Although more complex response functions might have provided a better fit than the simple linear functions we used, in the absence of any theoretical basis to force higher-order polynomial functions on the underlying data, we chose simplicity over abstractness and complexity. Several empirical published studies on thousands of time series have shown simpler forecasting techniques to be more effective than complex methods.15,16 These reports document a number of empirical studies on literally thousands of time-series forecasts where complex methods fared no better, and often worse, than simple methods.

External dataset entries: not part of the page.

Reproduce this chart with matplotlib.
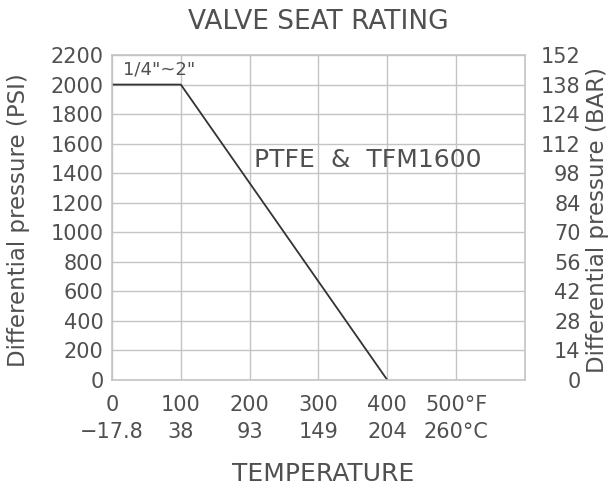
import matplotlib
matplotlib.use("Agg")
import matplotlib.pyplot as plt

# data
temp_f = [0, 100, 400]
pressure_psi = [2000, 2000, 0]

x_ticks = [0, 100, 200, 300, 400, 500]
x_labels_f = ["0", "100", "200", "300", "400", "500°F"]
x_labels_c = ["−17.8", "38", "93", "149", "204", "260°C"]

psi_ticks = [0, 200, 400, 600, 800, 1000, 1200, 1400, 1600, 1800, 2000, 2200]
bar_labels = ["0", "14", "28", "42", "56", "70", "84", "98", "112", "124", "138", "152"]

text_color = "#505050"
grid_color = "#c4c4c4"

plt.rcParams["font.family"] = ["DejaVu Sans"]

fig = plt.figure(figsize=(6.13, 4.87), dpi=100)
ax = fig.add_axes([0.1827, 0.2197, 0.6737, 0.6673])

ax.plot(temp_f, pressure_psi, color="#333333", linewidth=1.3)

ax.set_xlim(0, 600)
ax.set_ylim(0, 2200)

# two-row x tick labels: Fahrenheit over Celsius
ax.set_xticks(x_ticks)
ax.set_xticklabels([f + "\n" + c for f, c in zip(x_labels_f, x_labels_c)],
                   fontsize=15, color=text_color, linespacing=1.4)
ax.set_yticks(psi_ticks)
ax.set_yticklabels([str(v) for v in psi_ticks], fontsize=15, color=text_color)
ax.tick_params(axis="y", length=0, pad=6)
ax.tick_params(axis="x", length=0, pad=11)

ax.grid(True, color=grid_color, linewidth=1.0)
for s in ax.spines.values():
    s.set_color(grid_color)
    s.set_linewidth(1.2)

# right axis in bar
ax2 = ax.twinx()
ax2.set_ylim(ax.get_ylim())
ax2.set_yticks(psi_ticks)
ax2.set_yticklabels(bar_labels, fontsize=15, color=text_color, ha="right")
ax2.tick_params(length=0, pad=40)
for s in ax2.spines.values():
    s.set_visible(False)

ax.text(16, 2100, '1/4"~2"', fontsize=13, color=text_color, va="center")
ax.text(206, 1490, "PTFE  &  TFM1600", fontsize=18, color=text_color, va="center")

fig.text(0.52, 0.955, "VALVE SEAT RATING", fontsize=19, color=text_color,
         ha="center", va="center")
fig.text(0.527, 0.027, "TEMPERATURE", fontsize=18, color=text_color,
         ha="center", va="center")
fig.text(0.03, 0.548, "Differential pressure (PSI)", fontsize=16.5,
         color=text_color, rotation=90, ha="center", va="center")
fig.text(0.974, 0.548, "Differential pressure (BAR)", fontsize=16.5,
         color=text_color, rotation=90, ha="center", va="center")

fig.savefig("out.png", dpi=100)
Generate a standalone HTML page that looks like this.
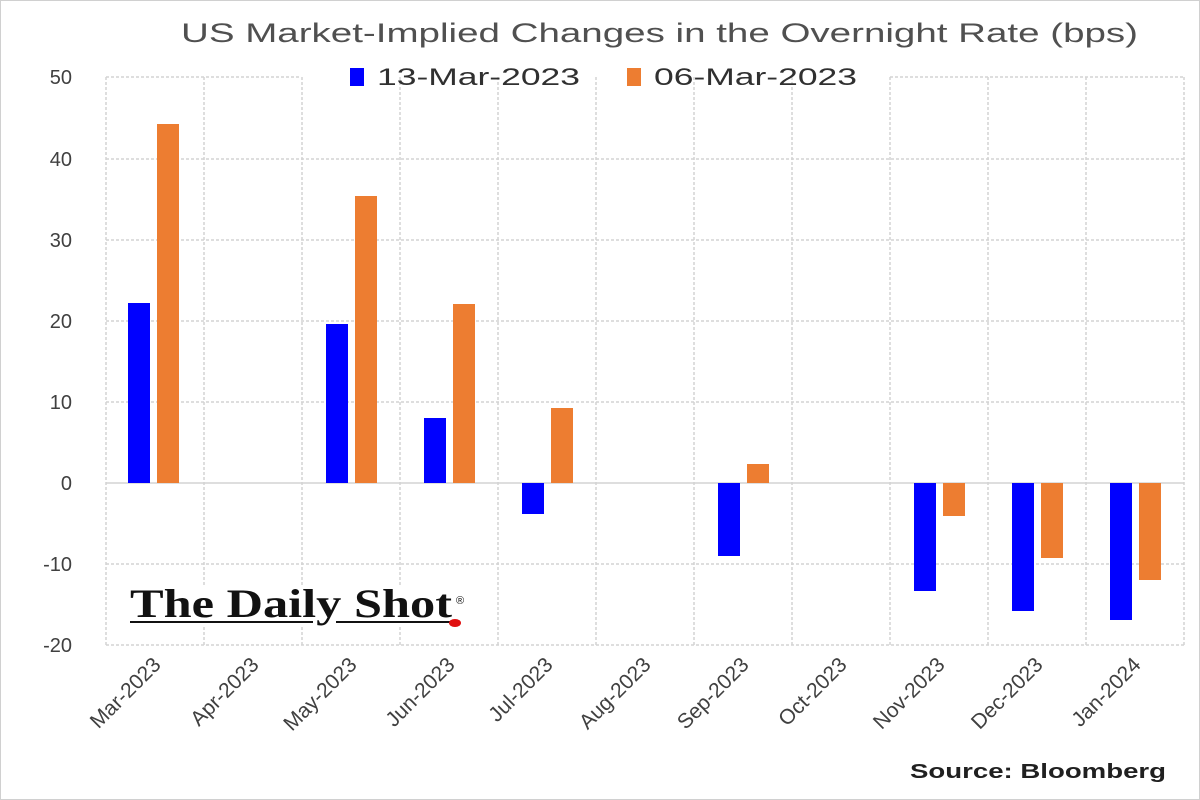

As a final point, this research answers the call17,18 to do more translational research19 in the delivery of health care. Conceptual insights from academic research are informative, but often are static and therefore nontransferable to widespread practice. There is a need to translate research findings into meaningful operational use. Translational healthcare delivery research, as distinct from “applied research” (where the problem addressed is a real-world issue with a narrow focus, and therefore less generalizable), is an iterative way of doing research that necessitates close interaction between practitioners and researchers. Translational research progresses iteratively and builds on the successful implementation of the research findings of previous steps before determining the direction for the subsequent steps. The driving force for the current “engineering solution” research was to address the issue (faced by most medium- to large-sized ORs) in such a manner that the methodology and solutions could be readily adopted and implemented on the fly to make an immediate impact on practice. Since the case prediction report demonstrated in figures 6 and 7 was created, it has “gone viral” within our institution, and the predictions are now provided (by request) to approximately 50 managers across the enterprise, from pathology to bed management. Although there is considerable anecdotal evidence on the usefulness of these predictions for daily operational planning and staffing, after further continuous usage of the predictions by various subunits at our institution, it would also be possible to quantitatively measure the impact on staffing and other operational costs.
Support was provided solely from institutional and/or departmental sources.
The authors declare no competing interests.
To check the effect of weekly block schedules on daily volume, we also tested 5-day seasonal ARIMA models. However, the limitation in using immediately previous days’ final volume (even if by day of the week, which is the case when we include the 5-day seasonality effect) is that it fails to catch excessively high- or low-volume days far in advance. In fact, the Maximum Absolute Error in the above ARIMA models (including the one reported in the Results section and subsection Time Series of Daily Case Volume) is 29 cases. This error is far higher than the errors produced by our models developed based on the “accumulating surgical schedule.” The focus of the research in our study is therefore on the development and implementation of the methodology for predicting final case count based on the accumulating surgical schedule and not based on using previous days’ case count or previous day-of-the-week case count to predict the future case count.